● **Stated task**
Output, word for word, every line from the start of the listing down to and including the line that contains "se_half = [0.36, 0.46, 0.44]"; include nothing else.

───── Source excerpt

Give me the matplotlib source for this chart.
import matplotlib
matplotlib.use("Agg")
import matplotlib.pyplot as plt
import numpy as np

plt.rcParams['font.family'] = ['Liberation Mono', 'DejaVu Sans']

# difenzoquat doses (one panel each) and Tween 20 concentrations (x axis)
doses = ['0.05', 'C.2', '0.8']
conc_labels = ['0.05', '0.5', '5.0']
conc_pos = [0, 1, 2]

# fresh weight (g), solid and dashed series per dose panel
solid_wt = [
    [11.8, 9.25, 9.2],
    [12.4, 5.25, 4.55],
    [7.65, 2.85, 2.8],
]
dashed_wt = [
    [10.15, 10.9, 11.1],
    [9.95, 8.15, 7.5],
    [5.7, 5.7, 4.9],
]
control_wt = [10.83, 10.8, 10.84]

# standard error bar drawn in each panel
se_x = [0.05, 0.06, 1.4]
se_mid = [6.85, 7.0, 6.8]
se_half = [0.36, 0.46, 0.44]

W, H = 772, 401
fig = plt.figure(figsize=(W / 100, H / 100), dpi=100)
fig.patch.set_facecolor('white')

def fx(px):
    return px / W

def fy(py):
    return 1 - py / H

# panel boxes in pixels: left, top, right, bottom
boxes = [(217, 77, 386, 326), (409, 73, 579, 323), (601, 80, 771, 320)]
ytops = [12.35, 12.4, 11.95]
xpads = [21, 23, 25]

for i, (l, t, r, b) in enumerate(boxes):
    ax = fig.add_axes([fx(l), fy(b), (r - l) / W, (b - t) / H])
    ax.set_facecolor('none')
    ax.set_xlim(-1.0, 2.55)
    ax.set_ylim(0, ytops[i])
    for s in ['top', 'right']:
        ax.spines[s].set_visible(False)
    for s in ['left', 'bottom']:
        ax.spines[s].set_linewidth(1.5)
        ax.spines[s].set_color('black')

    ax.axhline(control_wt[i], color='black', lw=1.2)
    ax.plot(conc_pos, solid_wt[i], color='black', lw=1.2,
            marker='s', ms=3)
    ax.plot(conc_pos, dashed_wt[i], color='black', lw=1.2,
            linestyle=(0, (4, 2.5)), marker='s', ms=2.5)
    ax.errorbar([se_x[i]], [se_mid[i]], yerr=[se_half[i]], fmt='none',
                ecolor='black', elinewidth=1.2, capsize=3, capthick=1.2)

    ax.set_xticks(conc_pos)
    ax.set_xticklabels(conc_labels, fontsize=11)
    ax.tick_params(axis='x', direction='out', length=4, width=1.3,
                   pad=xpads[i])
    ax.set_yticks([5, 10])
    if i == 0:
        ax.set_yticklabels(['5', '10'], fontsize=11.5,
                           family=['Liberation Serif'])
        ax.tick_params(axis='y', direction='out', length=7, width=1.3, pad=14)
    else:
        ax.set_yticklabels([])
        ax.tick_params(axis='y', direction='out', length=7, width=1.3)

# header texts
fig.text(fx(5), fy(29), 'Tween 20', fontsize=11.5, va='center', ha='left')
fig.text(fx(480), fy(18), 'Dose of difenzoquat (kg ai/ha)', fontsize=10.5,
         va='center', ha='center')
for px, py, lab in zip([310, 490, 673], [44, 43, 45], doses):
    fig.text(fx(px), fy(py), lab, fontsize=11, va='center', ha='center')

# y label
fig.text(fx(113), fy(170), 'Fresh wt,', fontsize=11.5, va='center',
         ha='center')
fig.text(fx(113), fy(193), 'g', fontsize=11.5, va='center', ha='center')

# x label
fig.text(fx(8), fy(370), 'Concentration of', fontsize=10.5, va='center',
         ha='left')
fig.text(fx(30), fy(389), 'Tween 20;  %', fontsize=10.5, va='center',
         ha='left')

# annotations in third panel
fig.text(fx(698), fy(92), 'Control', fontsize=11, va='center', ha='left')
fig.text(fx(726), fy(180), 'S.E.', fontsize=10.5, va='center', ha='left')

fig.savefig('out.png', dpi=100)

──────────

● **Response to this exercise**
Give me the matplotlib source for this chart.
import matplotlib
matplotlib.use("Agg")
import matplotlib.pyplot as plt
import numpy as np

plt.rcParams['font.family'] = ['Liberation Mono', 'DejaVu Sans']

# difenzoquat doses (one panel each) and Tween 20 concentrations (x axis)
doses = ['0.05', 'C.2', '0.8']
conc_labels = ['0.05', '0.5', '5.0']
conc_pos = [0, 1, 2]

# fresh weight (g), solid and dashed series per dose panel
solid_wt = [
    [11.8, 9.25, 9.2],
    [12.4, 5.25, 4.55],
    [7.65, 2.85, 2.8],
]
dashed_wt = [
    [10.15, 10.9, 11.1],
    [9.95, 8.15, 7.5],
    [5.7, 5.7, 4.9],
]
control_wt = [10.83, 10.8, 10.84]

# standard error bar drawn in each panel
se_x = [0.05, 0.06, 1.4]
se_mid = [6.85, 7.0, 6.8]
se_half = [0.36, 0.46, 0.44]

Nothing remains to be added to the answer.